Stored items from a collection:
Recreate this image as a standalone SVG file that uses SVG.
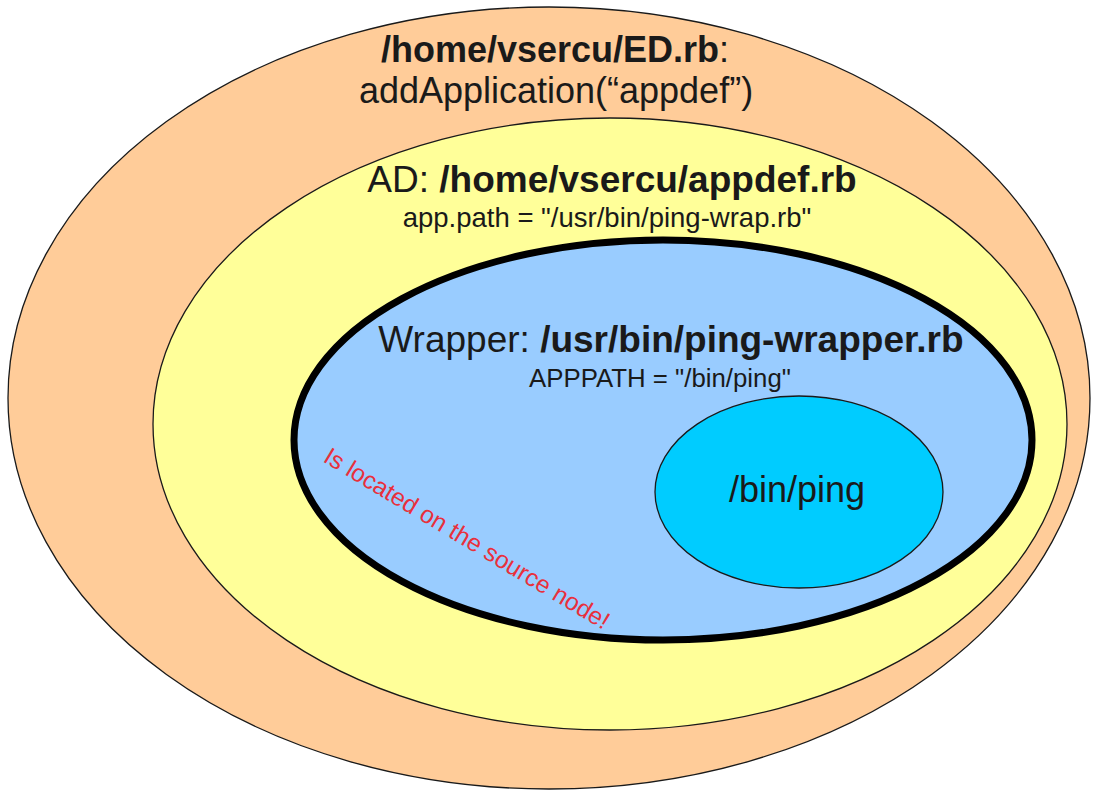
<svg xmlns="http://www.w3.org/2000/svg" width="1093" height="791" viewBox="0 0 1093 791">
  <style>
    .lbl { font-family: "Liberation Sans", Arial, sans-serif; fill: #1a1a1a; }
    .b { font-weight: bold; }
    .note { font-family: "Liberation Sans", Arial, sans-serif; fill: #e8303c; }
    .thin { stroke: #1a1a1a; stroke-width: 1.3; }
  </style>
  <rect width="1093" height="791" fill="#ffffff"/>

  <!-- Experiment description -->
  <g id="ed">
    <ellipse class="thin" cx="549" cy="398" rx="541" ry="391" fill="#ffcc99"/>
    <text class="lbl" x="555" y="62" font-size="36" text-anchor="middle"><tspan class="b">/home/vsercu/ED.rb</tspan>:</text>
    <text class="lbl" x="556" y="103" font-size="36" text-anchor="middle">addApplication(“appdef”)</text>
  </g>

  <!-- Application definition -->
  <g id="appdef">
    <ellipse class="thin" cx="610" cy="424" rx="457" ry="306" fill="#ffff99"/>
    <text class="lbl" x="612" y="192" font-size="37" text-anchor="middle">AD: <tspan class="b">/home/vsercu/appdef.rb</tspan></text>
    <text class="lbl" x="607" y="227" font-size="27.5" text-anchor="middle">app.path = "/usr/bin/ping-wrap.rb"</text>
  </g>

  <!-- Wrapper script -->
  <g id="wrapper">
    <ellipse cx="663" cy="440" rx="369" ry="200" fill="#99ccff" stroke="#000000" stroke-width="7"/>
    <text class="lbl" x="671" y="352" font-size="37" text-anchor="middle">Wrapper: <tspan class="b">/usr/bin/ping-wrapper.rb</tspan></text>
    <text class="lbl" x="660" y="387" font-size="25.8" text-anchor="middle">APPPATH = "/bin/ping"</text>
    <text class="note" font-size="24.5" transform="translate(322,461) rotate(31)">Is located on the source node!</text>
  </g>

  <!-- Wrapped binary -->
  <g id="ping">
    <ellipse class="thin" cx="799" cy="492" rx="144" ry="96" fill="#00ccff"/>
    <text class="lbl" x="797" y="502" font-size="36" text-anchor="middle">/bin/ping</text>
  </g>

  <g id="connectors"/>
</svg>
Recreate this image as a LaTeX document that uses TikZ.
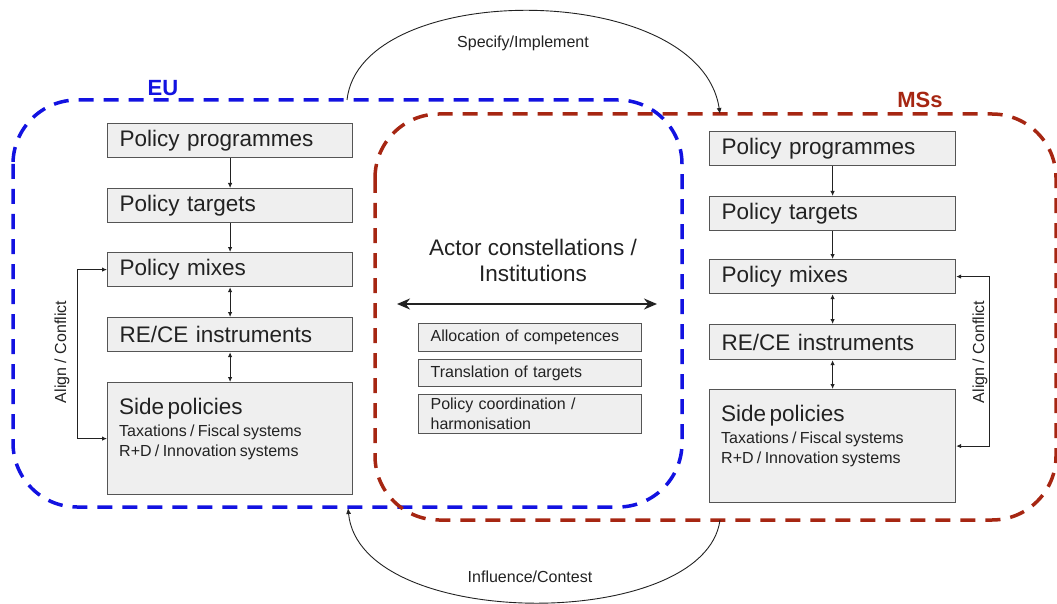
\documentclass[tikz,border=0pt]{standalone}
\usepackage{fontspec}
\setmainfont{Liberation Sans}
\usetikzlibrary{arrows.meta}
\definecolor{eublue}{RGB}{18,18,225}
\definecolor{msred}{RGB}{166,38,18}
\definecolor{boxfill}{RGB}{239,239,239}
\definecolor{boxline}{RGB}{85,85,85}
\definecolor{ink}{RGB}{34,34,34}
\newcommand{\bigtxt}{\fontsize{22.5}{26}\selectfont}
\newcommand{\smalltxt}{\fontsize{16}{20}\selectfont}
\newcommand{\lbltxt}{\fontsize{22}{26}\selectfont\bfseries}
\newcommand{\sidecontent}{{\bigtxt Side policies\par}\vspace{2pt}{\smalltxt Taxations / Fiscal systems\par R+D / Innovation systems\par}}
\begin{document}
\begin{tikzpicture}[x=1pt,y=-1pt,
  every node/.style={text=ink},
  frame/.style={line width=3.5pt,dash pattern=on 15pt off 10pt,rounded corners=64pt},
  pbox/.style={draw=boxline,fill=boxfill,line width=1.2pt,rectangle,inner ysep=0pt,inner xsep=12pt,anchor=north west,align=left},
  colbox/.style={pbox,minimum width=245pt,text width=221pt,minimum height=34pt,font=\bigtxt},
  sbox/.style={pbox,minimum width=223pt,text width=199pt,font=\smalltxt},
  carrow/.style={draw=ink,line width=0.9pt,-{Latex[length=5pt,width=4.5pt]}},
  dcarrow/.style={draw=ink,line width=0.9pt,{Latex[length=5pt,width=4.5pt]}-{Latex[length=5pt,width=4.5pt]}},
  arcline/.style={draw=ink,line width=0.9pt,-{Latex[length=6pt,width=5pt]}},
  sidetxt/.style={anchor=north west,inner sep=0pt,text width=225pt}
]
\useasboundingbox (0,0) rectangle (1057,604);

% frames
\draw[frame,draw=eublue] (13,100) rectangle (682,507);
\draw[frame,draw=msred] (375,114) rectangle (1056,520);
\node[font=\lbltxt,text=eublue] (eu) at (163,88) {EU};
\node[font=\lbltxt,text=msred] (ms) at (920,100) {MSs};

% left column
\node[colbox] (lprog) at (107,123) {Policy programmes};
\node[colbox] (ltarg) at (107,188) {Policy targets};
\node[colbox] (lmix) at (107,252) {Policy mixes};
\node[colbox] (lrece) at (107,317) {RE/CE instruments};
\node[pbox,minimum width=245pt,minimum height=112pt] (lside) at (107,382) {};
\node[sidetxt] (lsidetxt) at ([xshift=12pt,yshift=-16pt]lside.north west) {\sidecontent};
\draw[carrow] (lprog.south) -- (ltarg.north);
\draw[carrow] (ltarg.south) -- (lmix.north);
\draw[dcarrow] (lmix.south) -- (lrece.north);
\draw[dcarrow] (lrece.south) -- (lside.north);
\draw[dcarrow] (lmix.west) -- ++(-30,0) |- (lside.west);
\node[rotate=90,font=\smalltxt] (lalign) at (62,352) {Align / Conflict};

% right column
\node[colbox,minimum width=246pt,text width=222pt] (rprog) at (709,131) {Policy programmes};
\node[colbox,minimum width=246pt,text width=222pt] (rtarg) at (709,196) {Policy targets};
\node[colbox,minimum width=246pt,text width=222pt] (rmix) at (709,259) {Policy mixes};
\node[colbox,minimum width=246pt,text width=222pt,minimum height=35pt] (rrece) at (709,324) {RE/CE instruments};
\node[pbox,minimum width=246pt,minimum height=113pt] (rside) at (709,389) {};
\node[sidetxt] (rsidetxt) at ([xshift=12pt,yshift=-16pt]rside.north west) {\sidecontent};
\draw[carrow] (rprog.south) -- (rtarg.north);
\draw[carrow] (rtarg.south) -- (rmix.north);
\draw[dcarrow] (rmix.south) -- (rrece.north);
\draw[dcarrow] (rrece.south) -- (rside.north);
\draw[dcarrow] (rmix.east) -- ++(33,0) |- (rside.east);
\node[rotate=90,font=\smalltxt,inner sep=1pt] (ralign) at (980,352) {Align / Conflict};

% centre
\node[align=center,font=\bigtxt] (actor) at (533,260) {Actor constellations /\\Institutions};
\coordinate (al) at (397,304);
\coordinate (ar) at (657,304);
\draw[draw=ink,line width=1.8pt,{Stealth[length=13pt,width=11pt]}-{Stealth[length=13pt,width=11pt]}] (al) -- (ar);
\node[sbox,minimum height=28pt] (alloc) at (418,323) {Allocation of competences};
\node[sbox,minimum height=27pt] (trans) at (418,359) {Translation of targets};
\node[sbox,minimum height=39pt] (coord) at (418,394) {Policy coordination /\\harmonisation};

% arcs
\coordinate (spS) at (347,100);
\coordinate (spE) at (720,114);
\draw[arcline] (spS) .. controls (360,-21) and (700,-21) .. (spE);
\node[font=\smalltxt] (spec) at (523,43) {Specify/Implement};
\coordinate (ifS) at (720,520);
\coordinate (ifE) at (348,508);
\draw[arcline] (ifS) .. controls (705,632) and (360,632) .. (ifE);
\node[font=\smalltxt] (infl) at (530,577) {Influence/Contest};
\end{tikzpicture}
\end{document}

TASK TO COMPLETE:
Give back, unchanged, each line from the one containing "Recreate this image as a LaTeX" through the one containing "(0,0) rectangle (1057,604);". Pictures are to be left out.

EXERCISE OUTPUT:
Recreate this image as a LaTeX document that uses TikZ.
\documentclass[tikz,border=0pt]{standalone}
\usepackage{fontspec}
\setmainfont{Liberation Sans}
\usetikzlibrary{arrows.meta}
\definecolor{eublue}{RGB}{18,18,225}
\definecolor{msred}{RGB}{166,38,18}
\definecolor{boxfill}{RGB}{239,239,239}
\definecolor{boxline}{RGB}{85,85,85}
\definecolor{ink}{RGB}{34,34,34}
\newcommand{\bigtxt}{\fontsize{22.5}{26}\selectfont}
\newcommand{\smalltxt}{\fontsize{16}{20}\selectfont}
\newcommand{\lbltxt}{\fontsize{22}{26}\selectfont\bfseries}
\newcommand{\sidecontent}{{\bigtxt Side policies\par}\vspace{2pt}{\smalltxt Taxations / Fiscal systems\par R+D / Innovation systems\par}}
\begin{document}
\begin{tikzpicture}[x=1pt,y=-1pt,
  every node/.style={text=ink},
  frame/.style={line width=3.5pt,dash pattern=on 15pt off 10pt,rounded corners=64pt},
  pbox/.style={draw=boxline,fill=boxfill,line width=1.2pt,rectangle,inner ysep=0pt,inner xsep=12pt,anchor=north west,align=left},
  colbox/.style={pbox,minimum width=245pt,text width=221pt,minimum height=34pt,font=\bigtxt},
  sbox/.style={pbox,minimum width=223pt,text width=199pt,font=\smalltxt},
  carrow/.style={draw=ink,line width=0.9pt,-{Latex[length=5pt,width=4.5pt]}},
  dcarrow/.style={draw=ink,line width=0.9pt,{Latex[length=5pt,width=4.5pt]}-{Latex[length=5pt,width=4.5pt]}},
  arcline/.style={draw=ink,line width=0.9pt,-{Latex[length=6pt,width=5pt]}},
  sidetxt/.style={anchor=north west,inner sep=0pt,text width=225pt}
]
\useasboundingbox (0,0) rectangle (1057,604);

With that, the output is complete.